No one knew what Krygios was going through until a month later when Kyrgios admitted in interviews to seeing psychologists and trying to get “on top of his mental health issues.” That served him well, felt most, to come out and tell you’re hurting emotionally took guts. Many were optimistic about him changing his ways and getting serious about getting better.
That proved to be a false dawn though. For those empathising with Kyrgios in his rare admission of being vulnerable, his run-ins with match officials and resultant outbursts in the last few months have been nothing short of a rude shock. The combustible Aussie has been blowing his top off at the slightest flare-up. The outburst in Rome – he flung a chair across the court for being given a game penalty after yet another run-in with the linesman – should have worried most about the potential escalation in the nature of his antics and why they can’t be deemed as 'antics' anymore. The Rome incident was brushed under the carpet, owing in part, to Roger Federer siding against Kyrgios’ critics, saying that suspending the Australian for hurting a chair would be ridiculous and that fining him for the code of conduct violations was punishment enough.
Post everything that went down in Rome, Kyrgios’ had publicly expressed his disliking of the clay courts which could explain his horrid clay-court season, the frequent flare-ups and the decision of not playing the French Open while having proclaimed himself as “one of the best grass-courters in the world.” There was a reason to hope, again, that Kyrgios would change his ways as the grass-court season tees off, considering that it was at Wimbledon where he had first announced himself, defeating Rafael Nadal to make the quarterfinals in 2014.
The 19-year old wildcard from Australia had made heads turn then and justifiably so. Fresh as an apple, there were few things conventional about Kyrgios’ playing style, home-grown and well-rounded, the heavy bottom-hand lending his groundstrokes the extra zing while the serves wowed with their speed and pin-point accuracy – he delivered 37 aces in that quarterfinal against Nadal. That he displayed the requisite temperament to match Nadal stroke by stroke, instead of being swayed by the propensity to shock and awe – as he does so routinely nowadays – had evidenced to most that what they were witnessing was special, heralding the rise of a future star. The first time he broke Nadal’s serve in the third set of that match five years ago had him leaping in the air with jubilation, gesturing to his box, coaches, managers, girlfriend, and the works. Kyrgios cared about his tennis then. Commentators and experts were buoyed by his arrival on the scene. When his antics first began to surface, some celebrated him as the next in line to the Djokovic of yore.
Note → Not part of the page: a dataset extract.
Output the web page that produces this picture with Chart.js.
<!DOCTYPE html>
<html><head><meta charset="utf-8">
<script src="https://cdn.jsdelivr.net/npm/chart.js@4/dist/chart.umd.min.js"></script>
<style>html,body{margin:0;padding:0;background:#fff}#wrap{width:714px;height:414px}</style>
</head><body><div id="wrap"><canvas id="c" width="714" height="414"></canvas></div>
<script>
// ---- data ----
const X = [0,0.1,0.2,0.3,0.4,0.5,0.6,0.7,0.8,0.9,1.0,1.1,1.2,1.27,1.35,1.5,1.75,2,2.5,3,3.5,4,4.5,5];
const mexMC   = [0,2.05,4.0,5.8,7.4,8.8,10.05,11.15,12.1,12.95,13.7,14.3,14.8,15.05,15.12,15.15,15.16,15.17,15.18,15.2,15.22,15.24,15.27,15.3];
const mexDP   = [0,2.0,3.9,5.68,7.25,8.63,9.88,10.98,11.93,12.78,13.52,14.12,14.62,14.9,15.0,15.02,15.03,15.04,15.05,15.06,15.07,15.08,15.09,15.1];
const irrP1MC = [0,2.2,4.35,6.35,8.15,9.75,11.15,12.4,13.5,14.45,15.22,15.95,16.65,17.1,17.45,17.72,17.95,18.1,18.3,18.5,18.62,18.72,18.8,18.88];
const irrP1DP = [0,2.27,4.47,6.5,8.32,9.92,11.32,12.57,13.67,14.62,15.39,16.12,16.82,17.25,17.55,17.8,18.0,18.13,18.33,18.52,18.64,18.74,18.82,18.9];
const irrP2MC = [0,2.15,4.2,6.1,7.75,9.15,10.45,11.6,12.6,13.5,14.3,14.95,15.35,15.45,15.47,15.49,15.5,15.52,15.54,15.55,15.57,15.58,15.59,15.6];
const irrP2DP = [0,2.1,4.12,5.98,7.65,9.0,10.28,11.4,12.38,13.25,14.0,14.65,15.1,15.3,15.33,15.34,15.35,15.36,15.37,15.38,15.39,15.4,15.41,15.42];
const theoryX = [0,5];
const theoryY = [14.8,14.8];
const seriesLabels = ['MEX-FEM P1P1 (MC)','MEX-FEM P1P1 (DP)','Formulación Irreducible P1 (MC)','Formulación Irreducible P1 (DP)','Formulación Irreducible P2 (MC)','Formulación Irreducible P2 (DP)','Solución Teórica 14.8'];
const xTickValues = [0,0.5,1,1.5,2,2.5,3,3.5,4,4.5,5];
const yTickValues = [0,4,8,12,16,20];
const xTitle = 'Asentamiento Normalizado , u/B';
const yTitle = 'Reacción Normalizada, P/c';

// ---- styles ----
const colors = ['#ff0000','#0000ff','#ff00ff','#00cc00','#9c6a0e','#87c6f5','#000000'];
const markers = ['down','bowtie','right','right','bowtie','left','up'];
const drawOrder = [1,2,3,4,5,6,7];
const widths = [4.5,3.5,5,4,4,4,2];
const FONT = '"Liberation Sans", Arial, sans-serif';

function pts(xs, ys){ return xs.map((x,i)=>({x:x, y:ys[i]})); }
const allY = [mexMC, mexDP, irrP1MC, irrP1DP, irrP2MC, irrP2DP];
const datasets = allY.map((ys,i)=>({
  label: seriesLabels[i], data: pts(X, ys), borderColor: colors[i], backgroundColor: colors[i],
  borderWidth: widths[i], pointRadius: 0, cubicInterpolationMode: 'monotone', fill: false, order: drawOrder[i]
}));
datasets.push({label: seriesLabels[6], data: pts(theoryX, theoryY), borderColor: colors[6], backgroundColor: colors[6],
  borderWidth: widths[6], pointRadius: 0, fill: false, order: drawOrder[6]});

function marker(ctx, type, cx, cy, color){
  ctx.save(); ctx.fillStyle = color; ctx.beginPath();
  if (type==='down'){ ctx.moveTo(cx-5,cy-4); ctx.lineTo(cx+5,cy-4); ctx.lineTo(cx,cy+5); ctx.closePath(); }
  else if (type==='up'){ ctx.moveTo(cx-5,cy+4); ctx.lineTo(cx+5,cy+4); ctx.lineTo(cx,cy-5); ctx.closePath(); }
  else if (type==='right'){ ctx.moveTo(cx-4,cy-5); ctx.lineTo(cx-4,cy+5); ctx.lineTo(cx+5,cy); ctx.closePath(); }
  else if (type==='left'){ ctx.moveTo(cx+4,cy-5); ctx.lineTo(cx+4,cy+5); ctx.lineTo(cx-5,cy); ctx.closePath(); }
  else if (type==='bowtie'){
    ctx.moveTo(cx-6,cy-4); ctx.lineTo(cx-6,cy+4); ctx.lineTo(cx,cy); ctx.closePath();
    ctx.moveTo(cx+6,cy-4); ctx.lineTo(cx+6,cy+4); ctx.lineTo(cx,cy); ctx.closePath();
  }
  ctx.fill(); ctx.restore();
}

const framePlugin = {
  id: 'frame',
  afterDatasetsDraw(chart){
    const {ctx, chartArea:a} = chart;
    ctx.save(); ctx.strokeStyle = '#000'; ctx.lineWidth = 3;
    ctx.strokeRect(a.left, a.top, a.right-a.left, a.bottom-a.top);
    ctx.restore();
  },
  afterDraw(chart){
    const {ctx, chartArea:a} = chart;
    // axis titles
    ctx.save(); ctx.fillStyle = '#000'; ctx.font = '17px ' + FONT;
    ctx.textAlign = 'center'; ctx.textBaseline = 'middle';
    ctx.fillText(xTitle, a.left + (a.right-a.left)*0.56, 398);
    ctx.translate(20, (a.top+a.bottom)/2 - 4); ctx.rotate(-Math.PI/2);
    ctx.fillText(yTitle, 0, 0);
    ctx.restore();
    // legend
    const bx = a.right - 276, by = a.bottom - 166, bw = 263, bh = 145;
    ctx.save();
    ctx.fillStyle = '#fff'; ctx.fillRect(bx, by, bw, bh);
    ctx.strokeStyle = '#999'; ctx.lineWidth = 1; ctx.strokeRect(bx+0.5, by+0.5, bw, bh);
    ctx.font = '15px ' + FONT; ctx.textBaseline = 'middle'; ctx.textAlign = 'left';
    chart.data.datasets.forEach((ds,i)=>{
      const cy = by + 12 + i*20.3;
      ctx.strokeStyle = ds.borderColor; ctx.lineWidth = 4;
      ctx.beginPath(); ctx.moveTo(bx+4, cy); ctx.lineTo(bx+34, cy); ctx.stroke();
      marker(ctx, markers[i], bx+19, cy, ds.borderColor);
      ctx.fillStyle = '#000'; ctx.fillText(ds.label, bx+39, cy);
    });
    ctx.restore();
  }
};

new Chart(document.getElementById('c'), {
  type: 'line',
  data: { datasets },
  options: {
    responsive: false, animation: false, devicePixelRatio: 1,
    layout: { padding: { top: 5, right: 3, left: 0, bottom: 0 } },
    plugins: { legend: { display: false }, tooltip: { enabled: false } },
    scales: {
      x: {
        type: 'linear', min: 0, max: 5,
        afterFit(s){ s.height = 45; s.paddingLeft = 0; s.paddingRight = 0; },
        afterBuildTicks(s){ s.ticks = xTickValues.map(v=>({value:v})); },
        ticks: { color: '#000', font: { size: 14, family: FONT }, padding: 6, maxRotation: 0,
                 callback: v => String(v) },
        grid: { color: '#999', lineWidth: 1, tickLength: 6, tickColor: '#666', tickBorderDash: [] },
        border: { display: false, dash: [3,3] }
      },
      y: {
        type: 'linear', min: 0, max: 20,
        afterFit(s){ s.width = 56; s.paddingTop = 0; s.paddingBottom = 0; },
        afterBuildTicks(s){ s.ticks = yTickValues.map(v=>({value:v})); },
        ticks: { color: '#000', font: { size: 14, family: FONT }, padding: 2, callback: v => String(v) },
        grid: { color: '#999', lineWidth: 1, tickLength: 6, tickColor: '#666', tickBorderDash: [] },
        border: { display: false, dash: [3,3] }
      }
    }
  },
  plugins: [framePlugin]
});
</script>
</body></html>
There were, to be fair, many likeable things about Kyrgios. In a sport which cherished convention and routine, where the rank holders at the top had been there for over half a decade with none coming close to challenging their authority, Kyrgios’s showmanship made him stand out. Those celebrating him, including this author, appreciated how unlike most, Kyrgios wasn't blinded by the aura of the luminaries of the sport, treating them solely as competitors on the court who could even be at the receiving end of his jibes off the court. The greats of the game would be subject to the whims and fancies of his show, for he treated the court as his theatre where there could be only one showman.
However, while performances have been erratic, Kyrgios’s antics remained amazingly consistent, morphing into verbal outbursts, until they became an excuse for his lack of trying. That those ostensibly harmless verbal outbursts have now assumed a more violent tone should not be treated lightly.
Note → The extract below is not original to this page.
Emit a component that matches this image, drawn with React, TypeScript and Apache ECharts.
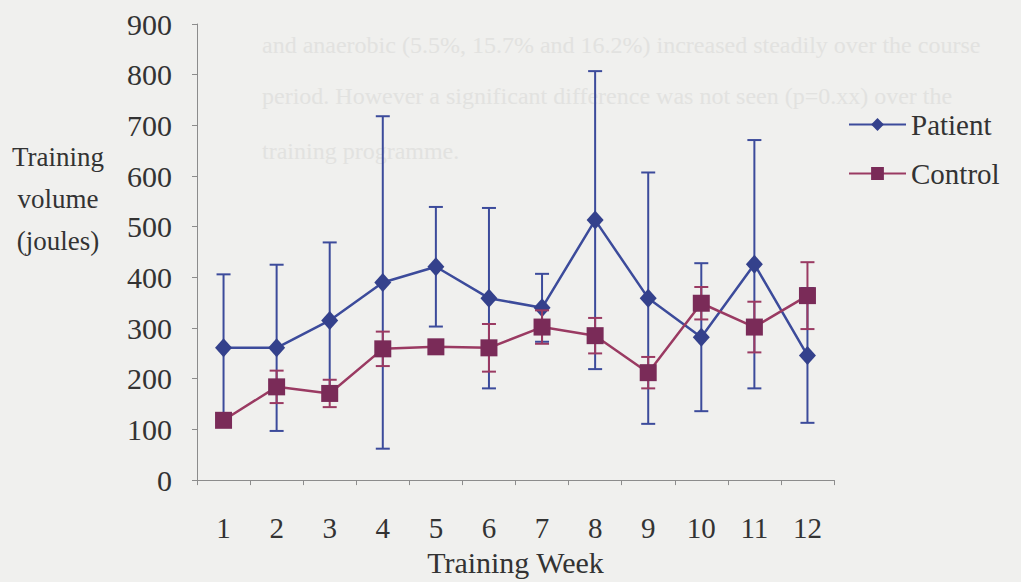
import React, { useEffect, useRef } from "react";
import * as echarts from "echarts";

const weeks = ["1", "2", "3", "4", "5", "6", "7", "8", "9", "10", "11", "12"];
const patientMean = [261, 261, 315, 390, 421, 359, 340, 513, 359, 282, 426, 246];
const patientErr = [145, 164, 154, 328, 118, 178, 67, 294, 248, 146, 245, 133];
const controlMean = [118, 184, 171, 259, 263, 261, 302, 285, 212, 349, 302, 364];
const controlErr = [10, 32, 27, 34, 12, 47, 33, 35, 31, 32, 50, 66];
const yTicks = { min: 0, max: 900, interval: 100 };
const backgroundLines = [
  "and anaerobic (5.5%, 15.7% and 16.2%) increased steadily over the course",
  "period. However a significant difference was not seen (p=0.xx) over the",
  "training programme.",
];

const FONT = "Liberation Serif";
const PATIENT = "#34418c";
const PATIENT_LINE = "#3c4b9b";
const CONTROL = "#7a2b58";
const CONTROL_LINE = "#9a3a62";
const TEXT = "#333333";

function errorSeries(name: string, means: number[], errs: number[], color: string, z: number) {
  const data = means.map((m, i) => [i, m - errs[i], m + errs[i]]);
  return {
    type: "custom",
    name: name + " error",
    z,
    silent: true,
    data,
    encode: { x: 0, y: [1, 2] },
    renderItem: (params: any, api: any) => {
      const idx = api.value(0);
      const lo = api.coord([idx, api.value(1)]);
      const hi = api.coord([idx, api.value(2)]);
      const hw = 7;
      const style = { stroke: color, lineWidth: 2 };
      return {
        type: "group",
        children: [
          { type: "line", shape: { x1: lo[0], y1: lo[1], x2: hi[0], y2: hi[1] }, style },
          { type: "line", shape: { x1: lo[0] - hw, y1: lo[1], x2: lo[0] + hw, y2: lo[1] }, style },
          { type: "line", shape: { x1: hi[0] - hw, y1: hi[1], x2: hi[0] + hw, y2: hi[1] }, style },
        ],
      };
    },
  };
}

export default function App() {
  const ref = useRef<HTMLDivElement>(null);
  useEffect(() => {
    document.body.style.margin = "0";
    document.body.style.background = "#f0f0ee";
    const chart = echarts.init(ref.current!, null, { renderer: "svg" });
    chart.setOption({
      animation: false,
      backgroundColor: "#f0f0ee",
      textStyle: { fontFamily: FONT },
      grid: { left: 197, right: 187, top: 24, bottom: 100 },
      legend: {
        orient: "vertical",
        left: 848,
        top: 110,
        padding: 0,
        itemWidth: 57,
        itemHeight: 16,
        itemGap: 20,
        textStyle: { fontFamily: FONT, fontSize: 29, color: TEXT, padding: [0, 0, 0, 0] },
        data: ["Patient", "Control"],
      },
      graphic: [
        ...backgroundLines.map((t, i) => ({
          type: "text",
          z: -10,
          left: 262,
          top: [33, 84, 139][i],
          silent: true,
          style: { text: t, font: `24px ${FONT}`, fill: "#e2e2e0" },
        })),
        {
          type: "text",
          x: 58,
          y: 136,
          style: {
            text: "Training\nvolume\n(joules)",
            font: `27px ${FONT}`,
            fill: TEXT,
            align: "center",
            verticalAlign: "top",
            lineHeight: 42,
          },
        },
      ],
      xAxis: {
        type: "category",
        data: weeks,
        boundaryGap: true,
        name: "Training Week",
        nameLocation: "middle",
        nameGap: 66,
        nameTextStyle: { fontFamily: FONT, fontSize: 30, color: TEXT },
        axisLine: { lineStyle: { color: "#8c8c8c", width: 1 } },
        axisTick: { show: true, alignWithLabel: false, length: 5, lineStyle: { color: "#8c8c8c" } },
        axisLabel: { fontFamily: FONT, fontSize: 29, color: TEXT, margin: 33 },
        splitLine: { show: false },
      },
      yAxis: {
        type: "value",
        min: yTicks.min,
        max: yTicks.max,
        interval: yTicks.interval,
        axisLine: { show: true, lineStyle: { color: "#8c8c8c", width: 1 } },
        axisTick: { show: true, length: 5, lineStyle: { color: "#8c8c8c" } },
        axisLabel: { fontFamily: FONT, fontSize: 30, color: TEXT, margin: 25 },
        splitLine: { show: false },
      },
      series: [
        errorSeries("Patient", patientMean, patientErr, PATIENT_LINE, 2),
        errorSeries("Control", controlMean, controlErr, CONTROL_LINE, 4),
        {
          type: "line",
          name: "Patient",
          data: patientMean,
          z: 3,
          symbol: "diamond",
          symbolSize: [17, 19],
          itemStyle: { color: PATIENT },
          lineStyle: { color: PATIENT_LINE, width: 2.5 },
        },
        {
          type: "line",
          name: "Control",
          data: controlMean,
          z: 5,
          symbol: "rect",
          symbolSize: 17,
          itemStyle: { color: CONTROL },
          lineStyle: { color: CONTROL_LINE, width: 2.5 },
        },
      ],
    });
    return () => chart.dispose();
  }, []);
  return <div ref={ref} style={{ width: 1021, height: 582 }} />;
}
If there were any doubts over Kyrgios’ outbursts getting violent to the point where the Australian should be treated as an avoidable risk to the sport, post his exit from the Queen’s Club Championships this year, those doubts lay rested, once and for all.
That’s not to say he doesn’t care for his tennis. In fact, make no mistake, he probably still does, enough to call the chair umpire a ‘nutter’ or cry foul after wrong calls by the line judge or treating match officials with a barrage of verbal insults for apparently ‘rigging’ the matches. However, he doesn’t care enough to play three sets with the same intensity or to even finish the match on occasion. There’s rare potential being squandered alright. But that need not blind us to the fact that the sport would be better off without a flight risk like Kyrgios.